For a report on recent research evaluating the effect of the TM program on reducing blood pressure, see Transcendental Meditation More Effective in Reducing High Blood Pressure Compared to Other Stress Reduction Programs. Two recent meta-analyses by Rainforth, et al. and Anderson, et al. document the unique effectiveness of the Transcendental Meditation program for reducing high blood pressure. Rainforth, et al. (2007) shows the TM program is more effective than other stress reduction programs in reducing blood pressure and Anderson, et al. (2008) shows that the TM program is more effective than relaxation or health education controls in reducing blood pressure.

[xxii] For a good discussion of this equivalence claim see www.truthabouttm.org/truth/Research/ComparisonofTechniques/index.cfm. See also Orme-Johnson and Walton (1998) for a summary of the evidence against the conclusion that all meditation and relaxation approaches to preventing or reversing stress are the same.

[xxiii] Alexander emphasized that higher states of consciousness are developmentally higher, in the same way that the more advanced levels of a maturity scale, such as Jean Piaget’s, naturally provide increasingly more accurate and coherent experiences and understanding of the world. In their jointly edited book, Higher Stages of Human Development, Charles Alexander and Ellen Langer posed the central question, “What is the endpoint or highest possible state of human development?” (Alexander and Langer, 1990). Why is this question important? Alexander explains, “How one conceives of the highest state or endpoint of human development is critical, for it contains one’s perception of the direction, possibilities, and mechanisms of human growth” (Alexander and Alexander, 2000, p.191). Alexander and his associates documented the evidence for a developmental scale that continues well beyond formal operations to the highest levels of enlightenment. Their research supported the thesis that psychic development, although ordinarily arrested prior to reaching these higher states, can be released by means of transcendental experiences to continue its evolution. Alexander was convinced of the naturalness and universality of our innate tendency to evolve on the basis of transcendental experience. The underlying theme of Alexander’s research was to test the premises that there is an innate human drive toward growth, development and evolution; that transcendental experience can remove physiological and psychological obstacles to the fulfillment of this natural tendency; and that the end-state of this evolutionary process involves the ability to maintain transcendental experience, not as a temporary, “peak” experience, but as a full-time reality. For good overviews of Alexander’s work, see David Orme-Johnson (2000) and Victoria Alexander (2005).
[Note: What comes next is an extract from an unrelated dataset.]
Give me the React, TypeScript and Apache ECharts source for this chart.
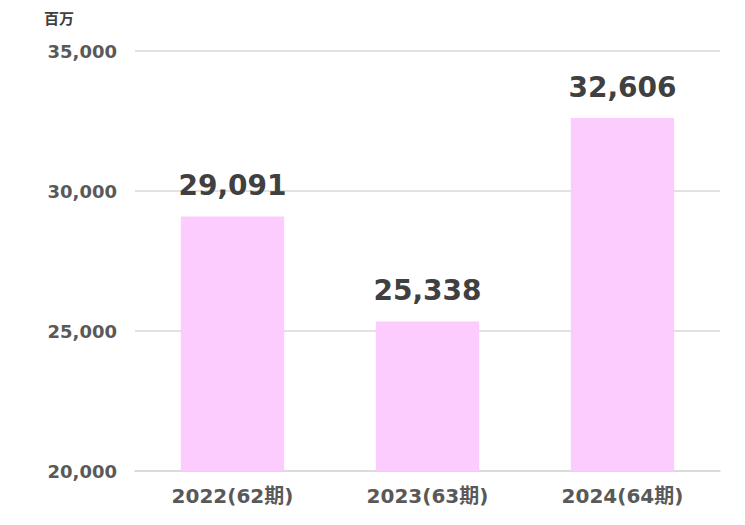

[xxiv] Hebert et al. (2005). Zero phase-lag synchrony is especially interesting from the perspective of quantum neuroscience, because brain-wave synchrony of nonlocal regions of the cortex is hard to explain on the basis of classical mechanisms.

[xxv] The work of Travis, Arenander and their collaborators builds on earlier work documenting the physiological correlates of Cosmic Consciousness. Mason and Alexander et al. (1997) showed that long-term practitioners of the Transcendental Meditation program reporting witnessing sleep show the signature of Transcendental Consciousness (alpha/theta waves) superimposed on the signature of deep sleep (delta waves).

[xxvi] Historically, arguments for a unified “deep structure” (Shear, 1990), underlying both consciousness and matter, have been advanced on the basis of the unreasonable effectiveness of mathematics in physical theory. Shear develops and explains the rationale for the unity and identity of the deep structure of knowledge and the deep structure of the objective world, tracing this perennial idea through its recurrence in both Western science and philosophy as well as Eastern meditative traditions. See also Gorini (1997) for a recent argument by a mathematician in support of this thesis.

[xxvii] If the laws of nature were really arbitrary, then the laws governing our intellectual processes—including our scientific method—would also be arbitrary, and science as a meaningful and credible enterprise would be undermined. See (Scharf, 2009) for a more extensive discussion.